**Data shown:**
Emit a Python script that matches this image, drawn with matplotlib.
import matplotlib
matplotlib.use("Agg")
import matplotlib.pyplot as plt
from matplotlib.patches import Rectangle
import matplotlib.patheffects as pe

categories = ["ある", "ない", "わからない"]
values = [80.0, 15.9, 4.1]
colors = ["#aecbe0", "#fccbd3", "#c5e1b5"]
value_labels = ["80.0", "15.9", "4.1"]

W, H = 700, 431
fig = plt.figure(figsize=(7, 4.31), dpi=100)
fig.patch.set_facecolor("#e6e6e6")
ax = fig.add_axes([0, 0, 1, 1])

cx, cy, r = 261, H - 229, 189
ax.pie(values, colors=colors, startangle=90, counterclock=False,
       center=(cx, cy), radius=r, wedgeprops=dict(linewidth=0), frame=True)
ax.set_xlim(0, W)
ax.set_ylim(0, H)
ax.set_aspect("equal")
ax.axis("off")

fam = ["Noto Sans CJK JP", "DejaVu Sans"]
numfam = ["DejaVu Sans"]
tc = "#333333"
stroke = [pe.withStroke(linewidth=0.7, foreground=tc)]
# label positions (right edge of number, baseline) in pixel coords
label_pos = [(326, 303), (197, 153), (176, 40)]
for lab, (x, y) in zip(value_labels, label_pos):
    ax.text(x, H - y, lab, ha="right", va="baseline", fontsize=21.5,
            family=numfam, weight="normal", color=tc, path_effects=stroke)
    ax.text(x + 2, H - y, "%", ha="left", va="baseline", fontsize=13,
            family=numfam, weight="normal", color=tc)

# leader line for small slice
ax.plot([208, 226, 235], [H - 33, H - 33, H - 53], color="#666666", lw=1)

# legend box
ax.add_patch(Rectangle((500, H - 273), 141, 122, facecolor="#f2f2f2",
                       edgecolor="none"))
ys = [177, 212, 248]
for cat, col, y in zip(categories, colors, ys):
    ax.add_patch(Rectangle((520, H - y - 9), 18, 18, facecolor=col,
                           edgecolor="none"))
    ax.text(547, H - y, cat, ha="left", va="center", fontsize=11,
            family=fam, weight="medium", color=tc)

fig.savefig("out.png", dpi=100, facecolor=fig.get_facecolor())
--
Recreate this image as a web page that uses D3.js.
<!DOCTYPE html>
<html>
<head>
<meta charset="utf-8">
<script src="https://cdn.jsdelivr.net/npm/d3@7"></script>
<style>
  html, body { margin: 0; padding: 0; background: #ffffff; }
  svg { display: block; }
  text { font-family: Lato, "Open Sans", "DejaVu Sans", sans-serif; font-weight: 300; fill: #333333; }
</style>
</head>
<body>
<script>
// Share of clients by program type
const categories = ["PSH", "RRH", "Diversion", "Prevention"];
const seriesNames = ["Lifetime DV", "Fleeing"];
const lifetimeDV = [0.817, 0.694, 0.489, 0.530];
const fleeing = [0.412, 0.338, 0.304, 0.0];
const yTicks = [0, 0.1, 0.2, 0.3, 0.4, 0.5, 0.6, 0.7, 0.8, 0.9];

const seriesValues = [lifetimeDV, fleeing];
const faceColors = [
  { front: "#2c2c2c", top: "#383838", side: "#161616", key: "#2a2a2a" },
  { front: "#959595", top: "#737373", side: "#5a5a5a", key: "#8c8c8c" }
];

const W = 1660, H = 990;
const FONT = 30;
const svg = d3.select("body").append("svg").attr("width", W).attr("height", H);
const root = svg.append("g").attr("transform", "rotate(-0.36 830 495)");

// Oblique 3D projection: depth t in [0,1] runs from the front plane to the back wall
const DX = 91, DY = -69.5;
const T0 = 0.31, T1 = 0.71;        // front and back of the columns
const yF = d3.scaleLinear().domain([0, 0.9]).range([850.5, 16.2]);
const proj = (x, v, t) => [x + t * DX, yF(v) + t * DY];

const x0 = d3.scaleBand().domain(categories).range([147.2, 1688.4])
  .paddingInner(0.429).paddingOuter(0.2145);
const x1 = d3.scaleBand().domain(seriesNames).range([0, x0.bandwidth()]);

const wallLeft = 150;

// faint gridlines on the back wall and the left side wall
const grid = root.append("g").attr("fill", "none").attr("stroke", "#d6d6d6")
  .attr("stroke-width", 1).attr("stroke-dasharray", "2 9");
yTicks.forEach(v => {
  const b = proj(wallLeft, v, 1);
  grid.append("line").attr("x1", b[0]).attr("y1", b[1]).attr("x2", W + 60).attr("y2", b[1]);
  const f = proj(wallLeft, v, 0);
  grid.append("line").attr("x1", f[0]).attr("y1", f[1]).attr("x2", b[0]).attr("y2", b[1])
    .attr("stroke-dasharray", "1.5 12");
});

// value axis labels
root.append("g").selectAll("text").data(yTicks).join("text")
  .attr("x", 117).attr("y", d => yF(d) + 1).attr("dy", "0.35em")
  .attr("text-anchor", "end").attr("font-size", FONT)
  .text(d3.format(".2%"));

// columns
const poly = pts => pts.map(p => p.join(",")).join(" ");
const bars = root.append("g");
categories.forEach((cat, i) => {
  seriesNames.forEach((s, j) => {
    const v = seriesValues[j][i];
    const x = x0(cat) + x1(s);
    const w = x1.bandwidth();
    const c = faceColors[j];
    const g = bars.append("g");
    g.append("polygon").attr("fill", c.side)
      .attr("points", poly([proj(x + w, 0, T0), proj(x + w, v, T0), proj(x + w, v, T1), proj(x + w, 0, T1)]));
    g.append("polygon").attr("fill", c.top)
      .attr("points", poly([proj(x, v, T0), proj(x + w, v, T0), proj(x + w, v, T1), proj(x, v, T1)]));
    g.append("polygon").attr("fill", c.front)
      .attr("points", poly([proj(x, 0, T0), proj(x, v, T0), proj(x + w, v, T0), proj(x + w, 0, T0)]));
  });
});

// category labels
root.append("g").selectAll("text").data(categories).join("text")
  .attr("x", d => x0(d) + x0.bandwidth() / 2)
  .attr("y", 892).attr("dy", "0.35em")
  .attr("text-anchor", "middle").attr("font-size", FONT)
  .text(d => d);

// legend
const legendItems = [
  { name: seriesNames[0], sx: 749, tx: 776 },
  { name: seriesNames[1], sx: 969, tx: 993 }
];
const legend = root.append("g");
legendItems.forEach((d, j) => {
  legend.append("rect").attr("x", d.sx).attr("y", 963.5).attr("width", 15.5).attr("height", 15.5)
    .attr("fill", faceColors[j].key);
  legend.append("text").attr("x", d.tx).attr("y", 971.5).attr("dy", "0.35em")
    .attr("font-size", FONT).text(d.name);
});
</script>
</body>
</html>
==
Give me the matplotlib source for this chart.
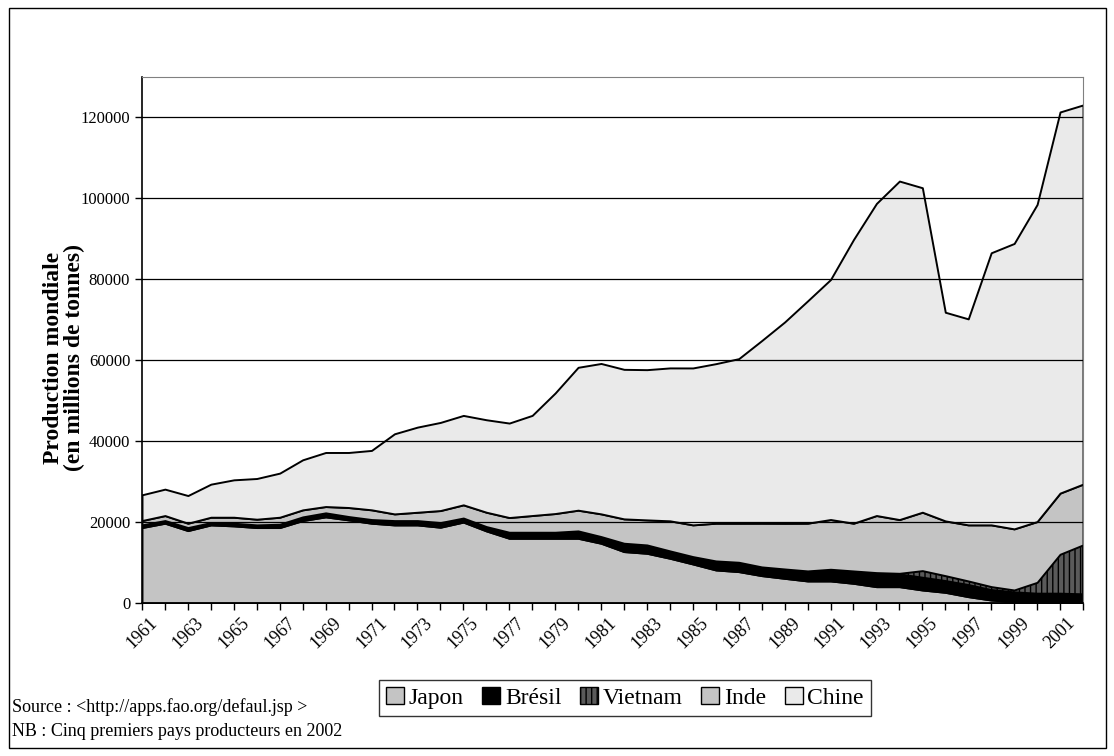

**Goal:** Starting at the line that contains "Emit a Python" and stopping at the line that contains "ax = fig.add_axes([0, 0, 1, 1])", transcribe the lines exactly; both boundary lines are to be included.

**Exercise solution:**
Emit a Python script that matches this image, drawn with matplotlib.
import matplotlib
matplotlib.use("Agg")
import matplotlib.pyplot as plt
from matplotlib.patches import Rectangle
import matplotlib.patheffects as pe

categories = ["ある", "ない", "わからない"]
values = [80.0, 15.9, 4.1]
colors = ["#aecbe0", "#fccbd3", "#c5e1b5"]
value_labels = ["80.0", "15.9", "4.1"]

W, H = 700, 431
fig = plt.figure(figsize=(7, 4.31), dpi=100)
fig.patch.set_facecolor("#e6e6e6")
ax = fig.add_axes([0, 0, 1, 1])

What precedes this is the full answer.